Tudo indica que 2017 será novamente um ano recorde em termos de venda de veículos elétricos – não só em Portugal como um pouco por todo o mundo. Só no primeiro semestre deste ano foram vendidos mais de 900 veículos elétricos em Portugal, quase Cinco vezes mais do que os vendidos em todo o ano de 2014. Apesar de estarmos a falar ainda em números relativamente pequenos, o crescimento das vendas tem tido taxas elevadas. A crescente oferta no mercado, os incentivos fiscais existentes ou a existência de uma rede nacional de carregamentos elétricos têm contribuído para tal.
Lá por fora, os países nórdicos estão na linha da frente na Europa (em especial a Dinamarca), com os mercados chinês e norte-americano a serem os mais significativos em termos de volumes de vendas. Assim, podemos dizer que, mais do que uma “moda”, os veículos elétricos são já uma realidade incontornável, apesar de haver ainda alguns (incluindo na classe política) que não entendem o seu alcance e impacto.
Os veículos elétricos têm de ser vistos num enquadramento mais vasto de mobilidade sustentável e de combate às alterações climáticas. Dadas as evidências do impacto negativo dos transportes a combustão sobre o ambiente, há um consenso (quase) generalizado de que é necessário um novo paradigma de mobilidade nas cidades, assente em tecnologias limpas e com o menor impacto nos territórios.

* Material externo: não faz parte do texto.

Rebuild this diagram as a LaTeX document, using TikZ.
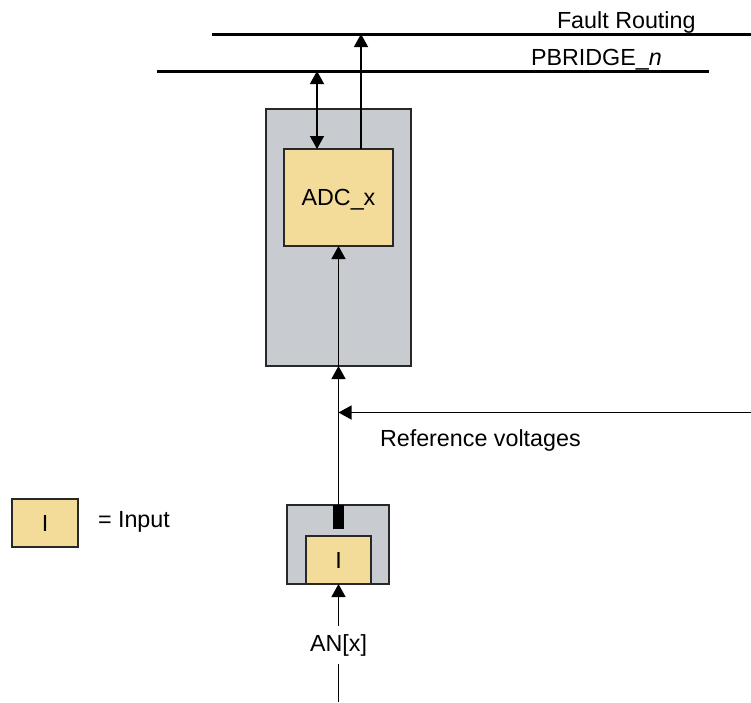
\documentclass[tikz,border=0pt]{standalone}
\usepackage{fontspec}
\setmainfont{Liberation Sans}
\usetikzlibrary{arrows.meta}
\definecolor{boxgrey}{RGB}{200,203,208}
\definecolor{boxyellow}{RGB}{243,219,154}
\definecolor{edgegrey}{RGB}{40,40,40}
\tikzset{
  lbl/.style={font=\fontsize{23.3}{28}\selectfont, inner sep=0pt, outer sep=0pt},
  greybox/.style={draw=edgegrey, fill=boxgrey, line width=1.1pt, inner sep=0pt, outer sep=0pt, anchor=north west},
  ybox/.style={draw=edgegrey, fill=boxyellow, line width=1.1pt, inner sep=0pt, outer sep=0pt, anchor=center,
    font=\fontsize{23.3}{28}\selectfont, text height=16.5pt, text depth=0pt},
  bus/.style={line width=3pt},
  conn/.style={line width=1.3pt},
  arr/.style={conn, -{Triangle[length=13pt,width=14pt]}},
  darr/.style={conn, {Triangle[length=13pt,width=14pt]}-{Triangle[length=13pt,width=14pt]}}
}
\begin{document}
\begin{tikzpicture}[x=1pt,y=-1pt]
\useasboundingbox (0,0) rectangle (751,702);

% buses
\coordinate (frL) at (212,34);
\coordinate (frR) at (751,34);
\coordinate (pbL) at (157,71);
\coordinate (pbR) at (709,71);
\draw[bus] (frL) -- (frR);
\draw[bus] (pbL) -- (pbR);
\node[lbl, anchor=base west] (frtext) at (557,28) {Fault Routing};
\node[lbl, anchor=base west] (pbtext) at (531,65) {PBRIDGE\_\textit{n}};

% ADC block
\node[greybox, minimum width=145pt, minimum height=257pt] (grey) at (266,109) {};
\node[ybox, minimum width=109pt, minimum height=97pt] (adc) at (338.5,197.5) {ADC\_x};

% connections to buses
\coordinate (pbA) at (317,71);
\coordinate (frA) at (361,34);
\draw[darr] (pbA) -- (pbA |- adc.north);
\draw[arr] (frA |- adc.north) -- (frA);

% input block
\node[greybox, minimum width=102pt, minimum height=79pt] (small) at (287,505) {};
\node[draw=none, fill=black, inner sep=0pt, outer sep=0pt, minimum width=11pt, minimum height=24pt, anchor=north] (bar) at (338.5,505) {};
\node[ybox, minimum width=65pt, minimum height=48pt] (inI) at (338.5,560) {I};

% vertical path to ADC
\coordinate (gb) at (grey.south -| bar.north);
\draw[arr] (bar.north) -- (gb);
\draw[arr] (gb) -- (adc.south);

% reference voltages
\coordinate (refR) at (751,412.5);
\draw[arr] (refR) -- (refR -| bar.north);
\node[lbl, anchor=base west] (reftext) at (380,446) {Reference voltages};

% AN[x]
\node[lbl, anchor=base, inner ysep=8pt] (an) at (338.5,651) {AN[x]};
\coordinate (anB) at (338.5,702);
\draw[conn] (anB) -- (an.south);
\draw[arr] (an.north) -- (inI.south);

% legend
\node[ybox, minimum width=66pt, minimum height=48pt] (leg) at (45,523) {I};
\node[lbl, anchor=base west] (legtext) at (98,527) {= Input};
\end{tikzpicture}
\end{document}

Os veículos elétricos (tal como outros não emissores de poluição) são um instrumento essencial nesse paradigma. Foi neste sentido que nos últimos meses várias cidades europeias e países a nível mundial decidiram tomar medidas para banir os automóveis a combustão dentro de alguns anos. Na Europa, a Alemanha é um dos casos mais significativos, dado ser um dos principais produtores de automóveis, mas também a França e o Reino Unido. Na América Latina, os BRIC, liderados pelo Brasil, avançam no mesmo sentido, enquanto que na Ásia, a China (um dos principais países poluentes a nível mundial) quer apenas motores elétricos nas estradas dentro de duas décadas.
Face a estas orientações políticas (mais uma vez, é a política pública a fazer opções – e bem), qual tem sido a posição dos construtores “tradicionais”, os principais afetados por esta “onda ecológica”? Aparentemente, quase todos os fabricantes de automóveis a combustão têm apostado em incluir nas suas ofertas automóveis elétricos – ou versões de modelos existentes (como o VW Golfe) ou modelos totalmente novos (como o Nissan Leaf). E as propostas para a próxima década consistem em apostas fortes na oferta elétrica, incluindo nos segmentos topo de gama (como na Mercedes, BMW ou a Jaguar). Por exemplo, a VW – muito devido à descoberta do esquema fraudulento do “Dieselgate”, que prejudicou milhões de consumidores – prevê um investimento de cerca de 70 mil milhões de euros na “eletrificação” da sua produção, incluindo a produção de veículos elétricos, fábricas, infraestruturas de carregamentos e baterias.
Verifica-se, portanto, um alinhamento de expetativas e de estratégias dos fabricantes automóveis com as orientações e decisões políticas em curso a nível mundial. A única exceção é a do grupo PSA, liderado pelo português Carlos Tavares, que afirma não ser prioritária a produção de veículos elétricos (esta afirmação não deixa de ser surpreendente, dado o seu percurso anterior pela aliança Nissan-Renault, líder na produção de veículos elétricos).
E qual o papel de Portugal no meio destes factos? Diria que estes movimentos constituem uma oportunidade para posicionar o país na vanguarda da mobilidade sustentável. É preciso relembrar a aposta política nesta área, que ocorreu na década passada, e que levou a que Portugal tenha sido pioneiro em termos de mobilidade elétrica, com a criação de uma rede nacional de carregamentos (Rede Mobi.e, agora em atualização).
Pelo meio, desenvolveram-se competências e serviços associados à mobilidade sustentável – atualmente exportamos carregadores para veículos elétricos (ex. EFACEC, Magnum Cap), sistemas de gestão de soluções de mobilidade (CEiiA) e até produzimos veículos elétricos (eCanter, da FUSO/DAIMLER). Além disso, as nossas cidades têm já Planos de Mobilidade Urbana Sustentável, que poderão estimular casos de boas-práticas na adoção de soluções deste tipo e que podem ser replicadas internacionalmente (como no Porto, Lisboa ou Cascais).
As oportunidades para Portugal estão assentes na consolidação da experiência e conhecimentos adquiridos ao longo da última década na área industrial, mas também na exploração económica dos recursos naturais (como o lítio) ou na valorização da investigação que se faz nos nossos centros de I&D, que deu origem a startups como a VENIAM, uma das empresas mais disruptivas do mundo em serviços de mobilidade.